▶ DATA EXCERPT:
* BEGIN *
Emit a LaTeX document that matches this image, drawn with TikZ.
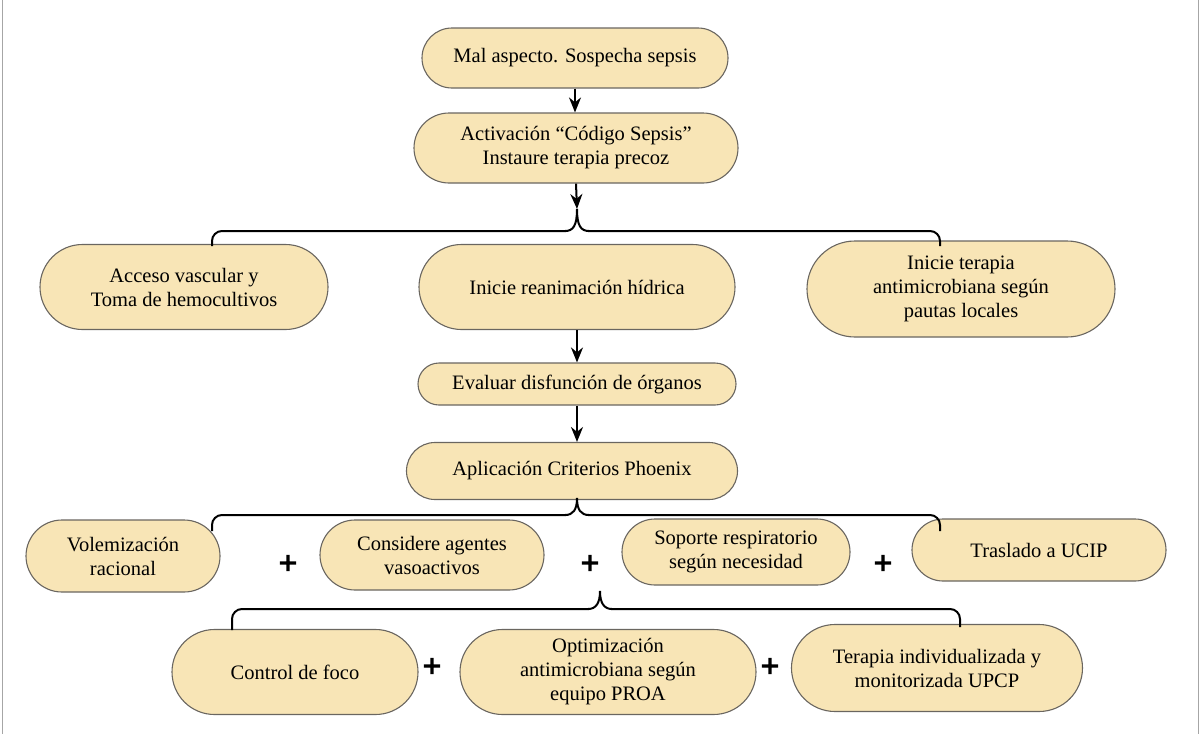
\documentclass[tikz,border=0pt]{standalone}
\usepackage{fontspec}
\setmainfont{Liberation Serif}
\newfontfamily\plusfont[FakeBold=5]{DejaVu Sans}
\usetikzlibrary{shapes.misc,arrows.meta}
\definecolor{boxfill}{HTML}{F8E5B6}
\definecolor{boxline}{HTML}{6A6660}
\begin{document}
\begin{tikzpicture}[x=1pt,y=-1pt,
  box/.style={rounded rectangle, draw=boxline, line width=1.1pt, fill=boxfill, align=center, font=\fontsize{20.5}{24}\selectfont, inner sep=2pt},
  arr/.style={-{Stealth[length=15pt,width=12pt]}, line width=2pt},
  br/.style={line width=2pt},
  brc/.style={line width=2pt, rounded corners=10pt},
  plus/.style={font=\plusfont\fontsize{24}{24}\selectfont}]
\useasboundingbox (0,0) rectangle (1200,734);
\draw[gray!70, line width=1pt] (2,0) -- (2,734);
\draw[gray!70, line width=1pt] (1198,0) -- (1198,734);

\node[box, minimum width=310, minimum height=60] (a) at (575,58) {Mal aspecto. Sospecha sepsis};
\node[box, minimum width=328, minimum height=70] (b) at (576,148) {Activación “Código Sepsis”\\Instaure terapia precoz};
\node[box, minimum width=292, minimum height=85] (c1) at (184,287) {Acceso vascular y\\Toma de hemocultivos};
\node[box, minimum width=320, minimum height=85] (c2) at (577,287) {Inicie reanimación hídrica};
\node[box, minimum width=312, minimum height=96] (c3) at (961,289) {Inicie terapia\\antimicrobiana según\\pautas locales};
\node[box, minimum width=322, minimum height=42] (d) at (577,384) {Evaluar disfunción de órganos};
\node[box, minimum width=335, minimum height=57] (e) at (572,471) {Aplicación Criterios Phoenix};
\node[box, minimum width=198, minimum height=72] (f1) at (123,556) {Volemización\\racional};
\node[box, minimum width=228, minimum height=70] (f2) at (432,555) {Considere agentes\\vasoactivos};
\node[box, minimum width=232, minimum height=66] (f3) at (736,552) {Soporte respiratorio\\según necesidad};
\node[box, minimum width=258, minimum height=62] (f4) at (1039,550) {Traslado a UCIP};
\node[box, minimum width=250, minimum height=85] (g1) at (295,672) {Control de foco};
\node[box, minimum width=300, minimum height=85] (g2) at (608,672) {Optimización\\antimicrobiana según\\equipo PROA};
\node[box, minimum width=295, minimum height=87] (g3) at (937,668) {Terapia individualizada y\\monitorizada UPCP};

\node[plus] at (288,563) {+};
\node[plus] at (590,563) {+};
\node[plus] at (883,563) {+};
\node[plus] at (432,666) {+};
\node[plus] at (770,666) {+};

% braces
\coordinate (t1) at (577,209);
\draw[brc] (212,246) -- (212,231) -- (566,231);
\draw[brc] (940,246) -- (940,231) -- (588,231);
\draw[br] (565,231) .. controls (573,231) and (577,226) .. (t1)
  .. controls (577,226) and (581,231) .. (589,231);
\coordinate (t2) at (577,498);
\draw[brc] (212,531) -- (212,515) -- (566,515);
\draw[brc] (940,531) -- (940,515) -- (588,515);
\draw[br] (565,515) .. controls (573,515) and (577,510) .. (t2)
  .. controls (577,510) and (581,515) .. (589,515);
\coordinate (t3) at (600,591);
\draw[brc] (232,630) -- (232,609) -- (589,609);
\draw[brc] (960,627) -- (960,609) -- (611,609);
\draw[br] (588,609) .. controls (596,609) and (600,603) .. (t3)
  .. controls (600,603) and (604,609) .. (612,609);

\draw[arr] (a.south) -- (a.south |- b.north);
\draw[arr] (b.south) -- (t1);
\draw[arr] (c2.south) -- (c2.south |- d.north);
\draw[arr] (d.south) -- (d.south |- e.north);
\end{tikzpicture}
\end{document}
* END *
▶ INSTRUCTIONS FOR THE TASK: Without the pictures, retype the whole of the material above exactly.

▶ ANSWER:
Emit a LaTeX document that matches this image, drawn with TikZ.
\documentclass[tikz,border=0pt]{standalone}
\usepackage{fontspec}
\setmainfont{Liberation Serif}
\newfontfamily\plusfont[FakeBold=5]{DejaVu Sans}
\usetikzlibrary{shapes.misc,arrows.meta}
\definecolor{boxfill}{HTML}{F8E5B6}
\definecolor{boxline}{HTML}{6A6660}
\begin{document}
\begin{tikzpicture}[x=1pt,y=-1pt,
  box/.style={rounded rectangle, draw=boxline, line width=1.1pt, fill=boxfill, align=center, font=\fontsize{20.5}{24}\selectfont, inner sep=2pt},
  arr/.style={-{Stealth[length=15pt,width=12pt]}, line width=2pt},
  br/.style={line width=2pt},
  brc/.style={line width=2pt, rounded corners=10pt},
  plus/.style={font=\plusfont\fontsize{24}{24}\selectfont}]
\useasboundingbox (0,0) rectangle (1200,734);
\draw[gray!70, line width=1pt] (2,0) -- (2,734);
\draw[gray!70, line width=1pt] (1198,0) -- (1198,734);

\node[box, minimum width=310, minimum height=60] (a) at (575,58) {Mal aspecto. Sospecha sepsis};
\node[box, minimum width=328, minimum height=70] (b) at (576,148) {Activación “Código Sepsis”\\Instaure terapia precoz};
\node[box, minimum width=292, minimum height=85] (c1) at (184,287) {Acceso vascular y\\Toma de hemocultivos};
\node[box, minimum width=320, minimum height=85] (c2) at (577,287) {Inicie reanimación hídrica};
\node[box, minimum width=312, minimum height=96] (c3) at (961,289) {Inicie terapia\\antimicrobiana según\\pautas locales};
\node[box, minimum width=322, minimum height=42] (d) at (577,384) {Evaluar disfunción de órganos};
\node[box, minimum width=335, minimum height=57] (e) at (572,471) {Aplicación Criterios Phoenix};
\node[box, minimum width=198, minimum height=72] (f1) at (123,556) {Volemización\\racional};
\node[box, minimum width=228, minimum height=70] (f2) at (432,555) {Considere agentes\\vasoactivos};
\node[box, minimum width=232, minimum height=66] (f3) at (736,552) {Soporte respiratorio\\según necesidad};
\node[box, minimum width=258, minimum height=62] (f4) at (1039,550) {Traslado a UCIP};
\node[box, minimum width=250, minimum height=85] (g1) at (295,672) {Control de foco};
\node[box, minimum width=300, minimum height=85] (g2) at (608,672) {Optimización\\antimicrobiana según\\equipo PROA};
\node[box, minimum width=295, minimum height=87] (g3) at (937,668) {Terapia individualizada y\\monitorizada UPCP};

\node[plus] at (288,563) {+};
\node[plus] at (590,563) {+};
\node[plus] at (883,563) {+};
\node[plus] at (432,666) {+};
\node[plus] at (770,666) {+};

% braces
\coordinate (t1) at (577,209);
\draw[brc] (212,246) -- (212,231) -- (566,231);
\draw[brc] (940,246) -- (940,231) -- (588,231);
\draw[br] (565,231) .. controls (573,231) and (577,226) .. (t1)
  .. controls (577,226) and (581,231) .. (589,231);
\coordinate (t2) at (577,498);
\draw[brc] (212,531) -- (212,515) -- (566,515);
\draw[brc] (940,531) -- (940,515) -- (588,515);
\draw[br] (565,515) .. controls (573,515) and (577,510) .. (t2)
  .. controls (577,510) and (581,515) .. (589,515);
\coordinate (t3) at (600,591);
\draw[brc] (232,630) -- (232,609) -- (589,609);
\draw[brc] (960,627) -- (960,609) -- (611,609);
\draw[br] (588,609) .. controls (596,609) and (600,603) .. (t3)
  .. controls (600,603) and (604,609) .. (612,609);

\draw[arr] (a.south) -- (a.south |- b.north);
\draw[arr] (b.south) -- (t1);
\draw[arr] (c2.south) -- (c2.south |- d.north);
\draw[arr] (d.south) -- (d.south |- e.north);
\end{tikzpicture}
\end{document}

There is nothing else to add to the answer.